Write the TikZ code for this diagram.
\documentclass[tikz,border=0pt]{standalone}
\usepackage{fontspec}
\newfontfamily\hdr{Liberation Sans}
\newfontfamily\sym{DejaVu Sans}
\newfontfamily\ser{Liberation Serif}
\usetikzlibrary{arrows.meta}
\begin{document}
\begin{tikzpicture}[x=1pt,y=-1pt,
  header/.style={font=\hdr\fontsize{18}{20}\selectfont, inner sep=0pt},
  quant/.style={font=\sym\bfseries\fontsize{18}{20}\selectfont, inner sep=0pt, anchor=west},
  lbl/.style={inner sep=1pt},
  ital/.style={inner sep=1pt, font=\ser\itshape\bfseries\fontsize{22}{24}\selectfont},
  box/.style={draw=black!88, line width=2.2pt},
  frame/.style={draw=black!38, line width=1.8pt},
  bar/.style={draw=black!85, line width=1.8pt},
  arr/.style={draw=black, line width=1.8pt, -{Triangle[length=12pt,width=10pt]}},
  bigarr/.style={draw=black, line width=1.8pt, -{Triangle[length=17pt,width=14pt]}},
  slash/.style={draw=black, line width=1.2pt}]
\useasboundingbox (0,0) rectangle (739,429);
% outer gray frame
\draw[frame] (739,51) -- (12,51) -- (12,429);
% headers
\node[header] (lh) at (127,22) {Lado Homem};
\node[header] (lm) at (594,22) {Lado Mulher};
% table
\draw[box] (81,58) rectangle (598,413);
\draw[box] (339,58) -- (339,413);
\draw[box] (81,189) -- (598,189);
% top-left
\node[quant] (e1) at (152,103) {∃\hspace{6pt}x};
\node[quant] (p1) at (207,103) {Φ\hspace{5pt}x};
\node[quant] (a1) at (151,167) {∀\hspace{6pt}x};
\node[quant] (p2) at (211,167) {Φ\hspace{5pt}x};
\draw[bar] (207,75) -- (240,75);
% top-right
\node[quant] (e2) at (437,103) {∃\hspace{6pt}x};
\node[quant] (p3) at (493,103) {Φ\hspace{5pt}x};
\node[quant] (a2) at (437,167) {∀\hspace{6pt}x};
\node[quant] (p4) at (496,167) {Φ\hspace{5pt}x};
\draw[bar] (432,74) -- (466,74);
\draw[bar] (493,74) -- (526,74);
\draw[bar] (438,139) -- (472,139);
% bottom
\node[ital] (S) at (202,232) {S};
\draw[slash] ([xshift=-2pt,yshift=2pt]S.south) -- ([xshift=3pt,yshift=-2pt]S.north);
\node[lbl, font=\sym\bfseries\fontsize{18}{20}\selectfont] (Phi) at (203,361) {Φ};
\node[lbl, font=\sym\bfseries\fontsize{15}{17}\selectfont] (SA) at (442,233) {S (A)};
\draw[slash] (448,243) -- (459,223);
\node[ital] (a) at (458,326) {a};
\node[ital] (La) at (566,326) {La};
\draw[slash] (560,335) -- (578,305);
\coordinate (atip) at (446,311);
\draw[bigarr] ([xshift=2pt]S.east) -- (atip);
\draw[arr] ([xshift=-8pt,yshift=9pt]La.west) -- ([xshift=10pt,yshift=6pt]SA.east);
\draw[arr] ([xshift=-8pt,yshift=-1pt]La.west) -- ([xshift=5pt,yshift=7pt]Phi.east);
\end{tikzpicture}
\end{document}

.....

> WHAT IS ASKED
Repeat the data in its entirety, character for character.

> CORRECT RESULT
Write the TikZ code for this diagram.
\documentclass[tikz,border=0pt]{standalone}
\usepackage{fontspec}
\newfontfamily\hdr{Liberation Sans}
\newfontfamily\sym{DejaVu Sans}
\newfontfamily\ser{Liberation Serif}
\usetikzlibrary{arrows.meta}
\begin{document}
\begin{tikzpicture}[x=1pt,y=-1pt,
  header/.style={font=\hdr\fontsize{18}{20}\selectfont, inner sep=0pt},
  quant/.style={font=\sym\bfseries\fontsize{18}{20}\selectfont, inner sep=0pt, anchor=west},
  lbl/.style={inner sep=1pt},
  ital/.style={inner sep=1pt, font=\ser\itshape\bfseries\fontsize{22}{24}\selectfont},
  box/.style={draw=black!88, line width=2.2pt},
  frame/.style={draw=black!38, line width=1.8pt},
  bar/.style={draw=black!85, line width=1.8pt},
  arr/.style={draw=black, line width=1.8pt, -{Triangle[length=12pt,width=10pt]}},
  bigarr/.style={draw=black, line width=1.8pt, -{Triangle[length=17pt,width=14pt]}},
  slash/.style={draw=black, line width=1.2pt}]
\useasboundingbox (0,0) rectangle (739,429);
% outer gray frame
\draw[frame] (739,51) -- (12,51) -- (12,429);
% headers
\node[header] (lh) at (127,22) {Lado Homem};
\node[header] (lm) at (594,22) {Lado Mulher};
% table
\draw[box] (81,58) rectangle (598,413);
\draw[box] (339,58) -- (339,413);
\draw[box] (81,189) -- (598,189);
% top-left
\node[quant] (e1) at (152,103) {∃\hspace{6pt}x};
\node[quant] (p1) at (207,103) {Φ\hspace{5pt}x};
\node[quant] (a1) at (151,167) {∀\hspace{6pt}x};
\node[quant] (p2) at (211,167) {Φ\hspace{5pt}x};
\draw[bar] (207,75) -- (240,75);
% top-right
\node[quant] (e2) at (437,103) {∃\hspace{6pt}x};
\node[quant] (p3) at (493,103) {Φ\hspace{5pt}x};
\node[quant] (a2) at (437,167) {∀\hspace{6pt}x};
\node[quant] (p4) at (496,167) {Φ\hspace{5pt}x};
\draw[bar] (432,74) -- (466,74);
\draw[bar] (493,74) -- (526,74);
\draw[bar] (438,139) -- (472,139);
% bottom
\node[ital] (S) at (202,232) {S};
\draw[slash] ([xshift=-2pt,yshift=2pt]S.south) -- ([xshift=3pt,yshift=-2pt]S.north);
\node[lbl, font=\sym\bfseries\fontsize{18}{20}\selectfont] (Phi) at (203,361) {Φ};
\node[lbl, font=\sym\bfseries\fontsize{15}{17}\selectfont] (SA) at (442,233) {S (A)};
\draw[slash] (448,243) -- (459,223);
\node[ital] (a) at (458,326) {a};
\node[ital] (La) at (566,326) {La};
\draw[slash] (560,335) -- (578,305);
\coordinate (atip) at (446,311);
\draw[bigarr] ([xshift=2pt]S.east) -- (atip);
\draw[arr] ([xshift=-8pt,yshift=9pt]La.west) -- ([xshift=10pt,yshift=6pt]SA.east);
\draw[arr] ([xshift=-8pt,yshift=-1pt]La.west) -- ([xshift=5pt,yshift=7pt]Phi.east);
\end{tikzpicture}
\end{document}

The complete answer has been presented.